Written problem -
The data below should be printed in full, exactly, and without any of its images.

Data extract -
......
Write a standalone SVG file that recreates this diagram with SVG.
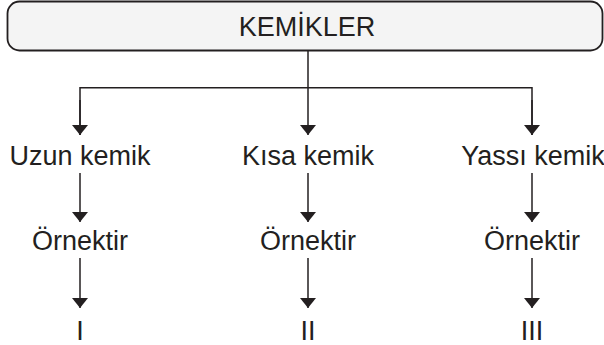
<svg xmlns="http://www.w3.org/2000/svg" width="604" height="345" viewBox="0 0 604 345">
  <defs>
    <marker id="arr" markerUnits="userSpaceOnUse" markerWidth="10" markerHeight="16" refX="10" refY="8" orient="auto">
      <path d="M0,0 L10,8 L0,16 z" fill="#231f20"/>
    </marker>
    <style>
      .t { font-family: "Liberation Sans", Arial, sans-serif; font-size: 27px; fill: #231f20; text-anchor: middle; }
      .c { stroke: #231f20; stroke-width: 1.5; fill: none; }
      .a { marker-end: url(#arr); }
    </style>
  </defs>
  <rect width="604" height="345" fill="#ffffff"/>
  <g id="root">
    <rect x="7.5" y="1.5" width="595" height="49" rx="12" ry="12" fill="#f4f4f4" stroke="#231f20" stroke-width="1.8"/>
    <text class="t" x="307" y="36">KEMİKLER</text>
  </g>
  <g id="uzun"><text class="t" x="80" y="165">Uzun kemik</text></g>
  <g id="kisa"><text class="t" x="308" y="165">Kısa kemik</text></g>
  <g id="yassi"><text class="t" x="533" y="165">Yassı kemik</text></g>
  <g id="ornek1"><text class="t" x="80" y="250">Örnektir</text></g>
  <g id="ornek2"><text class="t" x="308" y="250">Örnektir</text></g>
  <g id="ornek3"><text class="t" x="532" y="250">Örnektir</text></g>
  <g id="n1"><text class="t" x="80" y="340">I</text></g>
  <g id="n2"><text class="t" x="308" y="340">II</text></g>
  <g id="n3"><text class="t" x="532" y="340">III</text></g>
  <g id="connectors">
    <path class="c" d="M80,135 V87.7 H532 V135"/>
    <path class="c a" d="M80,100 V135"/>
    <path class="c a" d="M308,50.5 V135"/>
    <path class="c a" d="M532,100 V135"/>
    <path class="c a" d="M80,173 V222"/>
    <path class="c a" d="M308,173 V222"/>
    <path class="c a" d="M532,173 V222"/>
    <path class="c a" d="M80,258 V308"/>
    <path class="c a" d="M308,258 V308"/>
    <path class="c a" d="M532,258 V308"/>
  </g>
</svg>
......
Task output -
Write a standalone SVG file that recreates this diagram with SVG.
<svg xmlns="http://www.w3.org/2000/svg" width="604" height="345" viewBox="0 0 604 345">
  <defs>
    <marker id="arr" markerUnits="userSpaceOnUse" markerWidth="10" markerHeight="16" refX="10" refY="8" orient="auto">
      <path d="M0,0 L10,8 L0,16 z" fill="#231f20"/>
    </marker>
    <style>
      .t { font-family: "Liberation Sans", Arial, sans-serif; font-size: 27px; fill: #231f20; text-anchor: middle; }
      .c { stroke: #231f20; stroke-width: 1.5; fill: none; }
      .a { marker-end: url(#arr); }
    </style>
  </defs>
  <rect width="604" height="345" fill="#ffffff"/>
  <g id="root">
    <rect x="7.5" y="1.5" width="595" height="49" rx="12" ry="12" fill="#f4f4f4" stroke="#231f20" stroke-width="1.8"/>
    <text class="t" x="307" y="36">KEMİKLER</text>
  </g>
  <g id="uzun"><text class="t" x="80" y="165">Uzun kemik</text></g>
  <g id="kisa"><text class="t" x="308" y="165">Kısa kemik</text></g>
  <g id="yassi"><text class="t" x="533" y="165">Yassı kemik</text></g>
  <g id="ornek1"><text class="t" x="80" y="250">Örnektir</text></g>
  <g id="ornek2"><text class="t" x="308" y="250">Örnektir</text></g>
  <g id="ornek3"><text class="t" x="532" y="250">Örnektir</text></g>
  <g id="n1"><text class="t" x="80" y="340">I</text></g>
  <g id="n2"><text class="t" x="308" y="340">II</text></g>
  <g id="n3"><text class="t" x="532" y="340">III</text></g>
  <g id="connectors">
    <path class="c" d="M80,135 V87.7 H532 V135"/>
    <path class="c a" d="M80,100 V135"/>
    <path class="c a" d="M308,50.5 V135"/>
    <path class="c a" d="M532,100 V135"/>
    <path class="c a" d="M80,173 V222"/>
    <path class="c a" d="M308,173 V222"/>
    <path class="c a" d="M532,173 V222"/>
    <path class="c a" d="M80,258 V308"/>
    <path class="c a" d="M308,258 V308"/>
    <path class="c a" d="M532,258 V308"/>
  </g>
</svg>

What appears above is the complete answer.